◆ **WHAT IS NEEDED**:
Skip the pictures, please, and write out exactly the lines from the opening of the data through the line containing "import * as d3 from 'd3';".

◆ **DATA SEGMENT**:
####

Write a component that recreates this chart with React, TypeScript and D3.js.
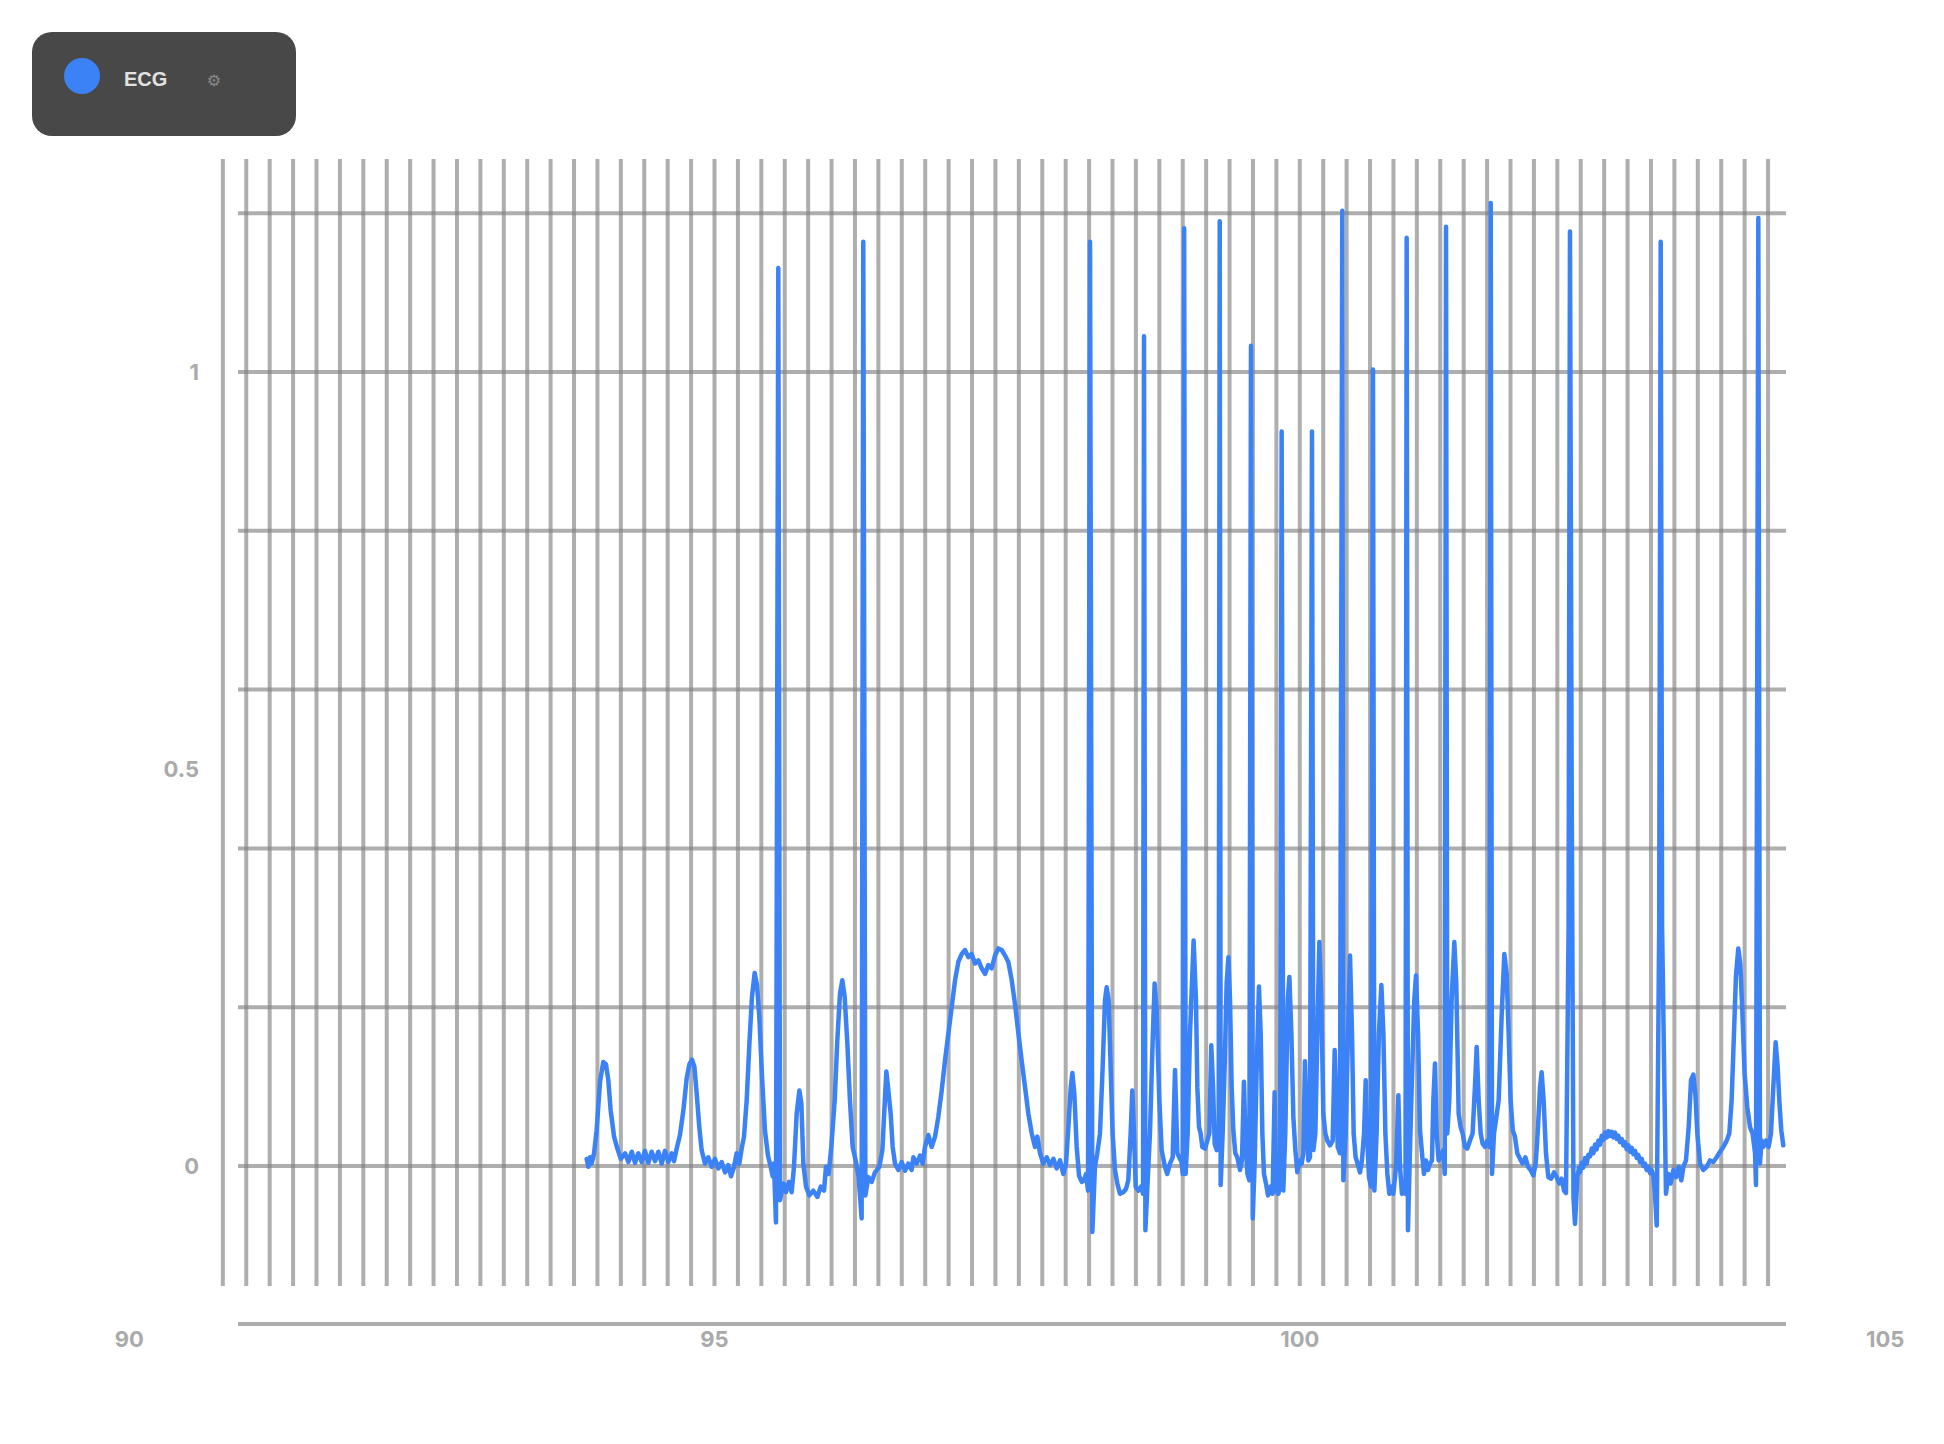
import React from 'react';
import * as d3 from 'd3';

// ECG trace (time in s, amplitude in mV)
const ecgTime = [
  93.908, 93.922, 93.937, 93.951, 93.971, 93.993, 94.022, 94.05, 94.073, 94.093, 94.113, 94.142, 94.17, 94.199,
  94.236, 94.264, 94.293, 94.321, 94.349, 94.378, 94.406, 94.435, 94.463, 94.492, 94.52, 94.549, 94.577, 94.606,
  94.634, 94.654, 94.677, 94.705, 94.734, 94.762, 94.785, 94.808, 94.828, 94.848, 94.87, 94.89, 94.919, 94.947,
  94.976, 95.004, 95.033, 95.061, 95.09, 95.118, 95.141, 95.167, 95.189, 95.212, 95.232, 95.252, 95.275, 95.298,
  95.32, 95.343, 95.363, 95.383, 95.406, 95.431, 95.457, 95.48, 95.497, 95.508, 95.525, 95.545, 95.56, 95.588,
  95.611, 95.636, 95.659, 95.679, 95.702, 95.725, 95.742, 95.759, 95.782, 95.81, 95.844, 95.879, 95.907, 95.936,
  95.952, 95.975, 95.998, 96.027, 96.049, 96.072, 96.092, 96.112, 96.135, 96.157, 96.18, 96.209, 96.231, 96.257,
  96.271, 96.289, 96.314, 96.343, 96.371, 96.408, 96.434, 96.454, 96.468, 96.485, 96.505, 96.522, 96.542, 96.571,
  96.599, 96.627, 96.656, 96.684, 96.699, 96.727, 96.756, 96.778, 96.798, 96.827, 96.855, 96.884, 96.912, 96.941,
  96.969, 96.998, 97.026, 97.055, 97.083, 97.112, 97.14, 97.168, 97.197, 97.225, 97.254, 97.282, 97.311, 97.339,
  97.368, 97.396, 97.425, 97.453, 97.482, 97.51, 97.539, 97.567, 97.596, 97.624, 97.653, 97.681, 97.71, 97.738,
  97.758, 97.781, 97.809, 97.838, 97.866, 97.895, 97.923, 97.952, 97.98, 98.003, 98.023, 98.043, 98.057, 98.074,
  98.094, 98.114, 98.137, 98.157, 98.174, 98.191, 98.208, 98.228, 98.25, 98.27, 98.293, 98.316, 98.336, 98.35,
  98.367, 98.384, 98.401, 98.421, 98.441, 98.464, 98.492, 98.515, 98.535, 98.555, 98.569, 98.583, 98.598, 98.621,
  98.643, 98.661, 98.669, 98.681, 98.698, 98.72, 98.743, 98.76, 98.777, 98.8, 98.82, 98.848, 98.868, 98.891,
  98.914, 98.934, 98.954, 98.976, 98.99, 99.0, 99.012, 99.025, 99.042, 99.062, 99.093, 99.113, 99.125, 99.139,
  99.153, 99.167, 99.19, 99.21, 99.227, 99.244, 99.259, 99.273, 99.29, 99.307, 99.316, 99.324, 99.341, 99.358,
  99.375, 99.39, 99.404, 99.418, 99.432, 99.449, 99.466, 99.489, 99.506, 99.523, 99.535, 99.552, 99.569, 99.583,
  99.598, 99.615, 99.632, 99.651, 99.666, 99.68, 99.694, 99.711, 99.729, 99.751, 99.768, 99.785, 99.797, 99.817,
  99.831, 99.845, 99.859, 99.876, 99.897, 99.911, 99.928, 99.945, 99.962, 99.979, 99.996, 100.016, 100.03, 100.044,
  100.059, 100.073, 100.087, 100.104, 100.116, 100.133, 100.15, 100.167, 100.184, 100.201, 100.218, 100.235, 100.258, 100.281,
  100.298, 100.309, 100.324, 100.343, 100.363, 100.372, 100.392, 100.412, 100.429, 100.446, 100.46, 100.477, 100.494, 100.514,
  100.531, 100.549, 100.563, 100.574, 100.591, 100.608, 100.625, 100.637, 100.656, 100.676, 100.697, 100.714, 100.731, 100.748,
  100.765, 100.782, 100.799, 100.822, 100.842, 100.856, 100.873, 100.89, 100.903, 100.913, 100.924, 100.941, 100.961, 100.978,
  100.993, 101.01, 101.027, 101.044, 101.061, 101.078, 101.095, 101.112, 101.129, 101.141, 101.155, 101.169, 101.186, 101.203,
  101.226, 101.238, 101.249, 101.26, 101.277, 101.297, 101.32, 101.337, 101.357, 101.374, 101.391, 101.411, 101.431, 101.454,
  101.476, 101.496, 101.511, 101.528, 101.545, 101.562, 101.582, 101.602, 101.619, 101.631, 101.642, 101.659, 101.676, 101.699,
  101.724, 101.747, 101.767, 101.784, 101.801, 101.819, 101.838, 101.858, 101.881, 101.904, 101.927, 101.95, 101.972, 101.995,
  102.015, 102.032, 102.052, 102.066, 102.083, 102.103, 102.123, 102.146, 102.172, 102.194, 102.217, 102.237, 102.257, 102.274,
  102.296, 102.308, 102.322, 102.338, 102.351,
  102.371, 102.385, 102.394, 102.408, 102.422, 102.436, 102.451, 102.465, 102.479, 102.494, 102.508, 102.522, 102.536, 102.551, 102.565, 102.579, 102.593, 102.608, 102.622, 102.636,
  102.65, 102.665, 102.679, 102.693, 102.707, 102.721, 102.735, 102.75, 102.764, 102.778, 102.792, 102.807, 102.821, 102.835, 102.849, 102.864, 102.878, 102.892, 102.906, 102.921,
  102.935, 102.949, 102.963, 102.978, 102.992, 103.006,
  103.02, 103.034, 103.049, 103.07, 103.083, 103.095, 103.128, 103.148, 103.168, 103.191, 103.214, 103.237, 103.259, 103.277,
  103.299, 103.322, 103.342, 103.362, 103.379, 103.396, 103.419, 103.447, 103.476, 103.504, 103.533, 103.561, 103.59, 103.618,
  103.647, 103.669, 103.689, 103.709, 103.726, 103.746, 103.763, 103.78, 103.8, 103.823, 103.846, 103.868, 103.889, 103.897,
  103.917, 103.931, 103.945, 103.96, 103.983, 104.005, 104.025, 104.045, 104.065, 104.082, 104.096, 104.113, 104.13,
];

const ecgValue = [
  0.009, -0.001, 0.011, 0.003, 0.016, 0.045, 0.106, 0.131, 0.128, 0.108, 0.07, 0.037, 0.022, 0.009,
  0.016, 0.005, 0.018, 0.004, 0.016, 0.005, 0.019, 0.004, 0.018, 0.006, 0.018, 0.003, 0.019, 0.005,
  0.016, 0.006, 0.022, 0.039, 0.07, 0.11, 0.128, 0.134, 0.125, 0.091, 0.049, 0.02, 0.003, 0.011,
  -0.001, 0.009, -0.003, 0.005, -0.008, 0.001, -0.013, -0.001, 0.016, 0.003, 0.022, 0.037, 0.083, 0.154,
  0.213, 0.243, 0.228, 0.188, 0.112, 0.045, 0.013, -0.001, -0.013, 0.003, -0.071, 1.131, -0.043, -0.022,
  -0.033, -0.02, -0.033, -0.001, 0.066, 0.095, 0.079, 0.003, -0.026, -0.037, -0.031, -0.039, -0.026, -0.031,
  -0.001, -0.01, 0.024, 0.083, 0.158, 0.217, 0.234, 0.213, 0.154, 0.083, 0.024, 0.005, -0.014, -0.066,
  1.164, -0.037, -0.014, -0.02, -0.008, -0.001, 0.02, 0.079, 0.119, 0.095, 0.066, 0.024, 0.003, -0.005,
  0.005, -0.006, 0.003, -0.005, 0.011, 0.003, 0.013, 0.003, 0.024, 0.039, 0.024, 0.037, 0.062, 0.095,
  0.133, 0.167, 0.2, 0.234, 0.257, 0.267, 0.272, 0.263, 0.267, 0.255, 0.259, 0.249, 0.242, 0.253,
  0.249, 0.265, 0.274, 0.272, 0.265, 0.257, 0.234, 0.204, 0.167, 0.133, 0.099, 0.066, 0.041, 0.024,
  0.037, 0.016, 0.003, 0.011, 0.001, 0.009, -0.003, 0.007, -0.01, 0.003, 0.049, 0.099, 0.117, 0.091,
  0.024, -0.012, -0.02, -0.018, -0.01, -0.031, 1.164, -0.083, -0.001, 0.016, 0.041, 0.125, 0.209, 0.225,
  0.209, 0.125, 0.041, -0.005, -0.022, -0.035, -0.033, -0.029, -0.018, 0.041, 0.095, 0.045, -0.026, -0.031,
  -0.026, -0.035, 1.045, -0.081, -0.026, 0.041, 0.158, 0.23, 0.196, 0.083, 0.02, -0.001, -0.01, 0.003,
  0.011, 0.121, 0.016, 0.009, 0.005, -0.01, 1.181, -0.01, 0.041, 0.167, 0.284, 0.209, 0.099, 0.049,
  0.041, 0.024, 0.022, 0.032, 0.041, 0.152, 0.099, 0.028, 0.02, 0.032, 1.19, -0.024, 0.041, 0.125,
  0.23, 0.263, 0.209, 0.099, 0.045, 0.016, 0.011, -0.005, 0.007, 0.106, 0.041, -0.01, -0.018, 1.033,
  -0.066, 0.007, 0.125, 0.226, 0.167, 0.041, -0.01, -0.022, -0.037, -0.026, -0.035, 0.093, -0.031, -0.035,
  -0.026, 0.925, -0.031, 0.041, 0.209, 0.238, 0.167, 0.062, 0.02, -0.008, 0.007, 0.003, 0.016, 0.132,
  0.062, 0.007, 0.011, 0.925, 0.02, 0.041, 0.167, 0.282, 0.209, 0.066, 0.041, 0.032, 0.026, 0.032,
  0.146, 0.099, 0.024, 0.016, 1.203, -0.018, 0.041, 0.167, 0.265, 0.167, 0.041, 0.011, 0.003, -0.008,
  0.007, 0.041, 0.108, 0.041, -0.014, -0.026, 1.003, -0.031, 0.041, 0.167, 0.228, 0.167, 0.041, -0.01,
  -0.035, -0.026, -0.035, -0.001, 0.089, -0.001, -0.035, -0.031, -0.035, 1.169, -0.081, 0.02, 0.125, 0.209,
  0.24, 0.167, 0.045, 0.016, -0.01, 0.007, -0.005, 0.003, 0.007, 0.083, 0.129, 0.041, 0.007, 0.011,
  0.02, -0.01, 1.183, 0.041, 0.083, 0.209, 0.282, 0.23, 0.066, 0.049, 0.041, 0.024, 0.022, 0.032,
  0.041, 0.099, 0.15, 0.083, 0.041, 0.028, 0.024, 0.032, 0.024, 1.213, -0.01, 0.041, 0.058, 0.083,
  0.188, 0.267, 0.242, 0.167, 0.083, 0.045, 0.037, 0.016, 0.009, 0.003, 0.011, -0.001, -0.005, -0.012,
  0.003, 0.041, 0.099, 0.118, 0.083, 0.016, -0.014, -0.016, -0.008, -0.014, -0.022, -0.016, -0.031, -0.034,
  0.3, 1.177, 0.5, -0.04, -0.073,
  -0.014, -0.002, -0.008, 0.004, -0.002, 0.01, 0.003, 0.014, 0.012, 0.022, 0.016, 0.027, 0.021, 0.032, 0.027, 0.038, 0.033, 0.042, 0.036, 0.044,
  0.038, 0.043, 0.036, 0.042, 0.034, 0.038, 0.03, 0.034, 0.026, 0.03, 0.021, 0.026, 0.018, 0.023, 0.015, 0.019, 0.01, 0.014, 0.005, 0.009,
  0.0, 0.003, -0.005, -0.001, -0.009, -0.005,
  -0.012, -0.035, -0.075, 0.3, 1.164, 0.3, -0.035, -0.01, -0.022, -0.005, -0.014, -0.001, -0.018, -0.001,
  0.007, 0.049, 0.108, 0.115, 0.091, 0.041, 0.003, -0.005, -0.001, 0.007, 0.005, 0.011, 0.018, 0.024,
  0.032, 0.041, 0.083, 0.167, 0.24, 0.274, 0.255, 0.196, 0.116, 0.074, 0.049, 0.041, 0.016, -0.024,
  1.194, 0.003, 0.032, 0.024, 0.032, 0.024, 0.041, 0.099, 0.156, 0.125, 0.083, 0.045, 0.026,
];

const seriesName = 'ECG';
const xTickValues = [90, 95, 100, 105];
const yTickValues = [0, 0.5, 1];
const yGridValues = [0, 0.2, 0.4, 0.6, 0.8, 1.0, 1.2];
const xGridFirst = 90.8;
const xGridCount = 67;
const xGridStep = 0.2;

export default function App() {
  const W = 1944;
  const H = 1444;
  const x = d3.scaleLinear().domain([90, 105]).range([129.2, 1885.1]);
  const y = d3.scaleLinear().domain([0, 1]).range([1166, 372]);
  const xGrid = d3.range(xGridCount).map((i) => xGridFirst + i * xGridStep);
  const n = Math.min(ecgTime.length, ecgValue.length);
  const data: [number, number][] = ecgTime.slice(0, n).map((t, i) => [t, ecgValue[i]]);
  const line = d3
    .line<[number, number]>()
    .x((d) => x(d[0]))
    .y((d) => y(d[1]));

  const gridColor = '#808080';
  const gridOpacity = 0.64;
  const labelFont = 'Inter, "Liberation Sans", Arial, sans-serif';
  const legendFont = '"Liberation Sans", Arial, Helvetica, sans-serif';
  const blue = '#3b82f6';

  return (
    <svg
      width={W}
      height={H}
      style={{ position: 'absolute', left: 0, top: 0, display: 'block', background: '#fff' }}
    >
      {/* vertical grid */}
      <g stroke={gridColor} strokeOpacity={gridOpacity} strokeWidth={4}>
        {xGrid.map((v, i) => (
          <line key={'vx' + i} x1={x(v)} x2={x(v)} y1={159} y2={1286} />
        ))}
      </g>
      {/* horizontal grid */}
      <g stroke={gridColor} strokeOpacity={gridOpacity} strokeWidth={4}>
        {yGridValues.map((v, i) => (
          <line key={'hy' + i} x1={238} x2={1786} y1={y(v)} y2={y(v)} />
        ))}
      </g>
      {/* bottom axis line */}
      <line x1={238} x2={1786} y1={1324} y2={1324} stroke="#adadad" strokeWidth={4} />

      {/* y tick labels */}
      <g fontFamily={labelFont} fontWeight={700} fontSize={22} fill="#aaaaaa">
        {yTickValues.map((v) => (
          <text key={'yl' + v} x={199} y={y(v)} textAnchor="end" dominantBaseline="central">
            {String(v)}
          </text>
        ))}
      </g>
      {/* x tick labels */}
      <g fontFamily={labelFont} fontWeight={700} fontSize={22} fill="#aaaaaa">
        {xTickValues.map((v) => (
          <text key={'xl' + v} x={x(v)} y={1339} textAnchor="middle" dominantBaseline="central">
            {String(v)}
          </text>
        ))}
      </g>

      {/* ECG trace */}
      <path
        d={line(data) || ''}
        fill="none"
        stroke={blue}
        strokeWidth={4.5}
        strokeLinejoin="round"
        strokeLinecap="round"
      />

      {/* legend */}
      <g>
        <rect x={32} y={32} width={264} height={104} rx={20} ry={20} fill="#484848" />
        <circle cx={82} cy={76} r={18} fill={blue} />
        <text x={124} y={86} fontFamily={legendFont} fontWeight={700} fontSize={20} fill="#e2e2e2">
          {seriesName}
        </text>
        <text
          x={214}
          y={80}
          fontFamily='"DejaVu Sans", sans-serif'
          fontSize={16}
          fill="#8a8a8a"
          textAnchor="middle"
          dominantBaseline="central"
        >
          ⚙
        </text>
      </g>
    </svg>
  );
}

####

◆ **SOLUTION TO THIS TASK**:
Write a component that recreates this chart with React, TypeScript and D3.js.
import React from 'react';
import * as d3 from 'd3';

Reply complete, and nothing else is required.